No Brasil, vivemos uma onda conservadora que diz agir em defesa da família e da moral. Por que o senhor acha que, de tempos em tempos, as pessoas retornam à ideia de que a forma correta de fazer sexo é com um marido/esposa?

Estou mais preocupado do que nunca. Já tivemos de tudo na Casa Branca, mas nunca um descerebrado machista, homofóbico, racista, provincianos rico, polígamos sequencial, mal-educado e sobretudo egocêntrico. Ao lado de Putin, Bolsonaro, Boris Johnson etc., Trump explora pretensos valores familiares nos quais ninguém realmente acredita.

O presidente do Brasil já se envolveu em situações que tinham o sexo como protagonista, como quando usou sua conta oficial no Twitter para perguntar o que é golden shower e pública fixação por criticar homossexuais. Uma pessoa falar de sexo sempre com uma conotação suja pode indicar algum distúrbio?

Elizabeth Badinter, discípula de Simone de Beauvoir, disse: "A homofobia contribui para reforçar a frágil heterossexualidade de muitos homens". Isso vem corroborar um estudo multicêntrico conduzido por uma equipe formada por investigadores da Universidade de Rochester, da Universidade de Essex, e da Universidade da Califórnia em Santa Bárbara que conclui que a homofobia se dá com mais assiduidade em indivíduos com uma atração não reconhecida pelo mesmo sexo.

As descobertas apoiam a teoria de que o medo, a ansiedade e a aversão que alguns heterossexuais sentem a gays e lésbicas podem crescer com a repressão de seus próprios desejos homossexuais. Pois que tomem nota o senhor Bolsonaro e os que têm o mesmo discurso homofóbico e se olhem no espelho.

A sexualidade é um valor e uma capacidade de desenvolver, e não algo sujo. A sujeira está nas suas mentes, que foram contaminadas com uma sexofobia patológica e doente, cheia de medos e insatisfações, de origem multifatorial, onde têm relação com fatores educativos, traumas infantis e graves problemas de apego.


As pessoas têm pensado mais em sexo e por isso a pornografia é tão popular ou as pessoas têm pensado mais em sexo porque a pornografia é tão popular?

A pornografia, como é produzida e comercializada, retrata claramente um modelo de relações sexuais reducionista, genitalizado, falocrático, masculinizado, produtivista, desportivo e marginalizador. E não só retrata este modelo como o consolida.

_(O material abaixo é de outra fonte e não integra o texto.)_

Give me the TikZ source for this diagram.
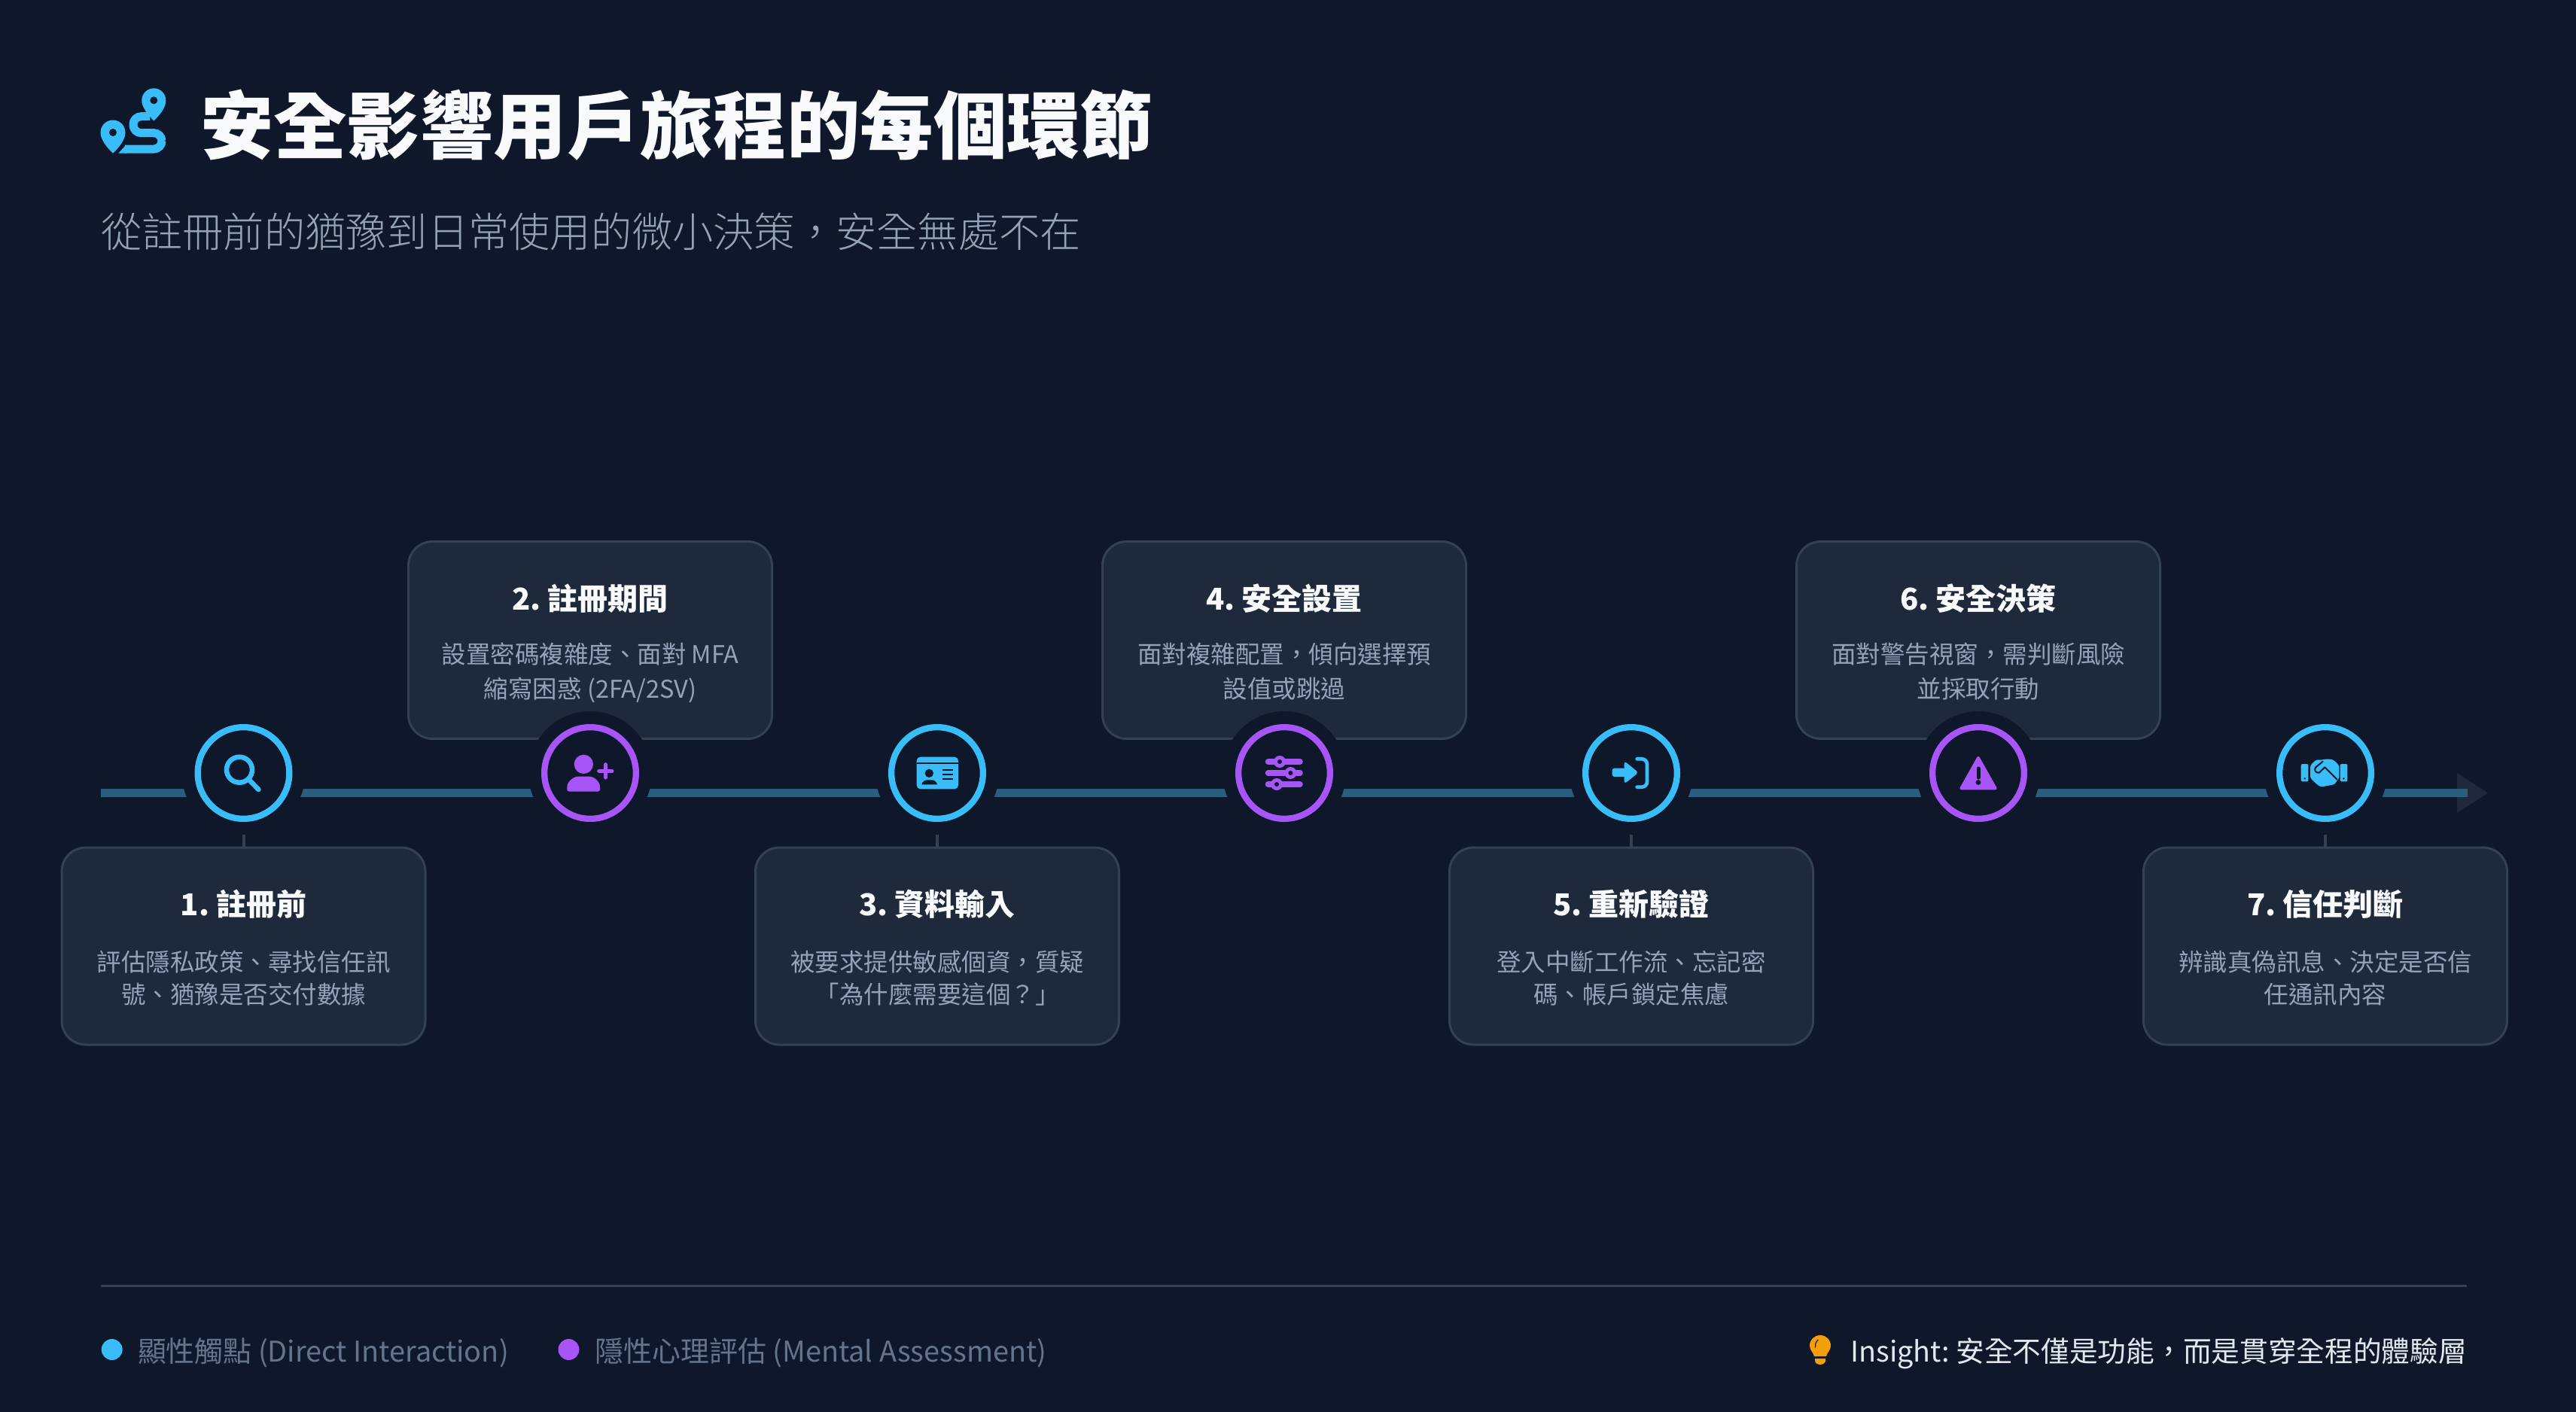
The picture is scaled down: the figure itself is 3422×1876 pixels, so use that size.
\documentclass[tikz,border=0pt]{standalone}
\usepackage{fontspec}
\setmainfont{Noto Sans CJK TC}
\newfontfamily\lightf{Noto Sans CJK TC Light}
\frenchspacing
\definecolor{bgc}{HTML}{0F172A}
\definecolor{cardc}{HTML}{1E293B}
\definecolor{edgec}{HTML}{334155}
\definecolor{cyanc}{HTML}{38BDF8}
\definecolor{purc}{HTML}{A855F7}
\definecolor{linec}{HTML}{2B5D7D}
\definecolor{headc}{HTML}{F8FAFC}
\definecolor{descc}{HTML}{94A3B8}
\definecolor{legc}{HTML}{64748B}
\definecolor{insc}{HTML}{E2E8F0}
\definecolor{ambc}{HTML}{F59E0B}
\newcommand{\twol}[2]{\begin{tabular}[t]{@{}c@{}}#1\\#2\end{tabular}}
\tikzset{
  txt/.style={inner sep=0pt,outer sep=0pt},
  card/.style={draw=edgec,line width=3pt,fill=cardc,rounded corners=32pt,minimum width=483pt,minimum height=262pt,inner sep=0pt,outer sep=0pt},
  halo/.style={circle,fill=bgc,minimum size=164pt,inner sep=0pt,outer sep=0pt},
  cyanring/.style={circle,draw=cyanc,line width=8.3pt,fill=bgc,minimum size=121.7pt,inner sep=0pt,outer sep=0pt},
  purring/.style={circle,draw=purc,line width=8.3pt,fill=bgc,minimum size=121.7pt,inner sep=0pt,outer sep=0pt},
  stem/.style={draw=edgec,line width=4pt},
  cardtitle/.style={txt,anchor=base,text=headc,font=\fontsize{40}{48}\selectfont\bfseries},
  carddescu/.style={txt,anchor=base,text=descc,font=\fontsize{32.5}{46}\selectfont},
  carddescl/.style={txt,anchor=base,text=descc,font=\fontsize{32.5}{43.5}\selectfont},
  legend/.style={txt,anchor=base west,text=legc,font=\fontsize{37.9}{48}\selectfont},
  zscale/.style={shift={(-40,-42)},scale=1/3},
}
\begin{document}
\begin{tikzpicture}[x=1pt,y=-1pt]
\useasboundingbox (0,0) rectangle (3422,1876);
\fill[bgc] (0,0) rectangle (3422,1876);
% header
\begin{scope}[cyanc]
  \fill (204.3,133.3) circle (16);
  \fill (188.6,136) .. controls (190,145) and (198,154) .. (204.3,160.5) .. controls (211,154) and (219,145) .. (220,136) -- cycle;
  \fill[bgc] (204.3,133.3) circle (5);
  \fill (150,176) circle (16.5);
  \fill (134,179) .. controls (135,188) and (144,198) .. (150,203.5) .. controls (156,198) and (165,188) .. (166,179) -- cycle;
  \fill[bgc] (150,176) circle (5);
  \fill (157.3,203.6) -- (167.5,192.5) -- (167.5,203.6) -- cycle;
  \draw[line width=11pt,rounded corners=10.7pt] (166,198) -- (215,198) -- (215,176.7) -- (177,176.7) -- (177,154.7) -- (199,154.7);
\end{scope}
\node[txt,anchor=base west,text=headc,font=\fontsize{97.4}{110}\selectfont\bfseries] (title) at (266,203) {安全影響用戶旅程的每個環節};
\node[txt,anchor=base west,text=descc,font=\fontsize{54.25}{64}\selectfont\lightf] (subtitle) at (134,328) {從註冊前的猶豫到日常使用的微小決策，安全無處不在};
% cards
\node[card] (card1) at (323.5,1257) {};
\node[card] (card2) at (784,850.5) {};
\node[card] (card3) at (1245,1257) {};
\node[card] (card4) at (1706,850.5) {};
\node[card] (card5) at (2167,1257) {};
\node[card] (card6) at (2628,850.5) {};
\node[card] (card7) at (3089,1257) {};
% timeline
\coordinate (linestart) at (134,1053.5);
\coordinate (lineend) at (3278,1053.5);
\coordinate (tipa) at (3264,1027);
\coordinate (tipb) at (3305,1053.5);
\coordinate (tipc) at (3264,1080);
\fill[cardc] (tipa) -- (tipb) -- (tipc) -- cycle;
\draw[linec,line width=11pt] (linestart) -- (lineend);
% stems
\coordinate (s1) at (323.5,1027);
\coordinate (s3) at (1245,1027);
\coordinate (s5) at (2167,1027);
\coordinate (s7) at (3089,1027);
\draw[stem] (s1) -- (card1.north);
\draw[stem] (s3) -- (card3.north);
\draw[stem] (s5) -- (card5.north);
\draw[stem] (s7) -- (card7.north);
% rings
\node[halo] (h1) at (323.5,1027) {};
\node[halo] (h2) at (784,1027) {};
\node[halo] (h3) at (1245,1027) {};
\node[halo] (h4) at (1706,1027) {};
\node[halo] (h5) at (2167,1027) {};
\node[halo] (h6) at (2628,1027) {};
\node[halo] (h7) at (3089,1027) {};
\node[cyanring] (c1) at (323.5,1027) {};
\node[purring] (c2) at (784,1027) {};
\node[cyanring] (c3) at (1245,1027) {};
\node[purring] (c4) at (1706,1027) {};
\node[cyanring] (c5) at (2167,1027) {};
\node[purring] (c6) at (2628,1027) {};
\node[cyanring] (c7) at (3089,1027) {};
% icon 1 search
\begin{scope}[shift={(c1)}]
  \draw[cyanc,line width=6.5pt] (-5.5,-4.3) circle (17);
  \draw[cyanc,line width=6.5pt,line cap=round] (8,9.7) -- (20,22);
\end{scope}
% icon 2 user plus
\begin{scope}[shift={(c2)}]\begin{scope}[zscale]
  \fill[purc] (94,91) circle (38);
  \fill[purc,rounded corners=3pt] (28,200) -- (28,190) .. controls (28,160) and (55,140) .. (80,140) -- (107,140) .. controls (135,140) and (159,160) .. (159,190) -- (159,200) -- cycle;
  \draw[purc,line width=5pt,line cap=round] (155,118) -- (207,118);
  \draw[purc,line width=5pt,line cap=round] (181,92) -- (181,144);
\end{scope}\end{scope}
% icon 3 id card
\begin{scope}[shift={(c3)}]\begin{scope}[zscale]
  \fill[cyanc,rounded corners=5pt] (38,190) rectangle (204,62);
  \fill[bgc] (38,84) rectangle (204,89);
  \fill[bgc] (88,127) circle (17);
  \fill[bgc] (58,172) .. controls (60,160) and (72,154) .. (80,154) -- (98,154) .. controls (108,154) and (118,160) .. (120,172) -- cycle;
  \draw[bgc,line width=2pt] (141,113) -- (184,113);
  \draw[bgc,line width=2pt] (141,131) -- (184,131);
  \draw[bgc,line width=2pt] (141,150) -- (184,150);
\end{scope}\end{scope}
% icon 4 sliders
\begin{scope}[shift={(c4)}]
  \draw[purc,line width=7.5pt,line cap=round] (-21.5,-15) -- (21,-15);
  \draw[purc,line width=7.5pt,line cap=round] (-21.5,0) -- (21,0);
  \draw[purc,line width=7.5pt,line cap=round] (-21.5,15) -- (21,15);
  \fill[purc] (-6,-15) circle (8);
  \fill[purc] (8.4,0) circle (8);
  \fill[purc] (-10,15) circle (8);
  \fill[bgc] (-6,-15) circle (3);
  \fill[bgc] (8.4,0) circle (3);
  \fill[bgc] (-10,15) circle (3);
\end{scope}
% icon 5 enter
\begin{scope}[shift={(c5)}]\begin{scope}[zscale]
  \fill[cyanc,rounded corners=3pt] (44,107) rectangle (98,141);
  \fill[cyanc,rounded corners=4pt] (92,78) -- (149,124) -- (92,170) -- cycle;
  \draw[cyanc,line width=4.7pt,line cap=round,rounded corners=7pt] (143,70) -- (183,70) -- (183,182) -- (143,182);
\end{scope}\end{scope}
% icon 6 warning
\begin{scope}[shift={(c6)}]
  \fill[purc,rounded corners=3.5pt] (0,-24) -- (26,22.3) -- (-26,22.3) -- cycle;
  \draw[bgc,line width=5pt,line cap=round] (0,-6) -- (0,6);
  \fill[bgc] (0,12.5) circle (3.4);
\end{scope}
% icon 7 handshake
\begin{scope}[shift={(c7)}]\begin{scope}[zscale]
  \fill[cyanc,rounded corners=2pt] (23,90) rectangle (52,160);
  \fill[cyanc,rounded corners=2pt] (179,90) rectangle (208,160);
  \fill[bgc] (38,148) circle (4);
  \fill[bgc] (193,148) circle (4);
  \fill[cyanc,rounded corners=3pt] (60,95) -- (85,72) -- (105,75) -- (120,70) -- (150,72) -- (175,95) -- (175,150) -- (165,155) -- (160,170) -- (140,175) -- (120,178) -- (105,182) -- (90,175) -- (75,160) -- (60,147) -- cycle;
  \draw[bgc,line width=2pt,line cap=round,line join=round] (110,80) -- (82,103) .. controls (74,112) and (80,127) .. (95,125) -- (118,103) -- (167,152);
\end{scope}\end{scope}
% card text
\node[cardtitle] (t1) at (323.5,1216) {1. 註冊前};
\node[carddescl] (d1) at (323.5,1290) {\twol{評估隱私政策、尋找信任訊}{號、猶豫是否交付數據}};
\node[cardtitle] (t2) at (784,810) {2. 註冊期間};
\node[carddescu] (d2) at (784,881) {\twol{設置密碼複雜度、面對 MFA}{縮寫困惑 (2FA/2SV)}};
\node[cardtitle] (t3) at (1245,1216) {3. 資料輸入};
\node[carddescl] (d3) at (1245,1290) {\twol{被要求提供敏感個資，質疑}{「為什麼需要這個？」}};
\node[cardtitle] (t4) at (1706,810) {4. 安全設置};
\node[carddescu] (d4) at (1706,881) {\twol{面對複雜配置，傾向選擇預}{設值或跳過}};
\node[cardtitle] (t5) at (2167,1216) {5. 重新驗證};
\node[carddescl] (d5) at (2167,1290) {\twol{登入中斷工作流、忘記密}{碼、帳戶鎖定焦慮}};
\node[cardtitle] (t6) at (2628,810) {6. 安全決策};
\node[carddescu] (d6) at (2628,881) {\twol{面對警告視窗，需判斷風險}{並採取行動}};
\node[cardtitle] (t7) at (3089,1216) {7. 信任判斷};
\node[carddescl] (d7) at (3089,1290) {\twol{辨識真偽訊息、決定是否信}{任通訊內容}};
% footer
\coordinate (rulea) at (134,1708);
\coordinate (ruleb) at (3277,1708);
\draw[edgec,line width=3pt] (rulea) -- (ruleb);
\fill[cyanc] (148.7,1793) circle (14);
\node[legend] (l1) at (183,1809) {顯性觸點 (Direct Interaction)};
\fill[purc] (755.5,1793) circle (14);
\node[legend] (l2) at (790.6,1809) {隱性心理評估 (Mental Assessment)};
\fill[ambc] (2418,1774) .. controls (2426,1774) and (2432,1780) .. (2432,1788) .. controls (2432,1794) and (2427,1797) .. (2426,1802) -- (2410,1802) .. controls (2409,1797) and (2404,1794) .. (2404,1788) .. controls (2404,1780) and (2410,1774) .. (2418,1774) -- cycle;
\fill[ambc] (2411,1805) -- (2425,1805) -- (2425,1808) .. controls (2425,1811) and (2421,1813) .. (2418,1813) .. controls (2415,1813) and (2411,1811) .. (2411,1808) -- cycle;
\draw[bgc,line width=1.2pt,line cap=round] (2411.5,1790) .. controls (2411.5,1785) and (2412.5,1782) .. (2415,1780);
\node[txt,anchor=base east,text=insc,font=\fontsize{37.7}{48}\selectfont] (ins) at (3277,1809) {Insight: 安全不僅是功能，而是貫穿全程的體驗層};
\end{tikzpicture}
\end{document}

Por isso é tão preocupante que este tipo de pornografia esteja disponível para todas as idades.

E, fora do ambiente virtual, as pessoas têm feito mais sexo no mundo?

As novas tecnologias têm um impacto importante na sexualidade humana. Uma das vantagens é que o acesso à informação sobre sexo fica mais democrático, bem como o acesso às terapias sexuais. O ponto negativo é a progressão de uma nova forma de solidão, a eletrônica.

Há pessoas que se fecham em si e na comodidade do seu rincão cibernético. Isso pode produzir problemas psicológicos, e, sobretudo, a amputação dos campos sensoriais em detrimento de um dos aspectos fundamentais da sexualidade: o contato corporal e a satisfação da sede de pele, que é tão intensa no ser humano.